# Happy Birthday, Mudbug!



## phoebe (Jul 3, 2002)

HAPPY BIRTHDAY TO OUR CONSTANT GARDENER, MUDBUG!!!

In honor of your birthday, I think I'm going to try winter sowing some _Ocimum basilicum_ seeds (sweet basil) in a pot and refer to it as "mudbug's commemorative container"! :bounce:

So what's growing in your garden right now? And what do you plan to do for your birthday?

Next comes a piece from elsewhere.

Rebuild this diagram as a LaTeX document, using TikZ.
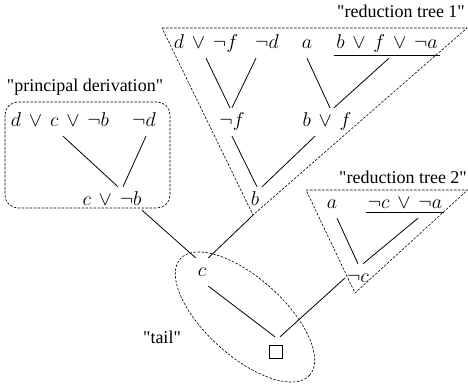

I wish you all the best in the coming year:roll: :smiles: :roll:


----------



## liv4fud (Jul 14, 2005)

Happy B'Day
Super Admin Mudbug
:bounce:


----------



## panini (Jul 28, 2001)

Happy Birthday!
pan


----------



## markv (May 16, 2003)

Happy Birthday!

Party hardy!

Mark :beer:


----------



## chrose (Nov 20, 2000)

And a very happy birthday from me as well. I do hope it's a great year for you!


----------



## mezzaluna (Aug 29, 2000)

*Happy Birthday Mudbug!* Have a fun celebration and a wonderfully memorable year!

Best regards,
Mezzaluna


----------



## momoreg (Mar 4, 2000)

Happy Birthday, mudbug.:smiles:


----------



## suzanne (May 26, 2001)

May your garden bloom and be fruitful. And vegetableful.  

Happy birthday!!!


----------



## pete (Oct 7, 2001)

Happy Birthday Mudbug!!!!!!:beer: :beer: :beer: :beer: :crazy:


----------



## jim berman (Oct 28, 1999)

Another year of good food to you! Happy birthday!!


----------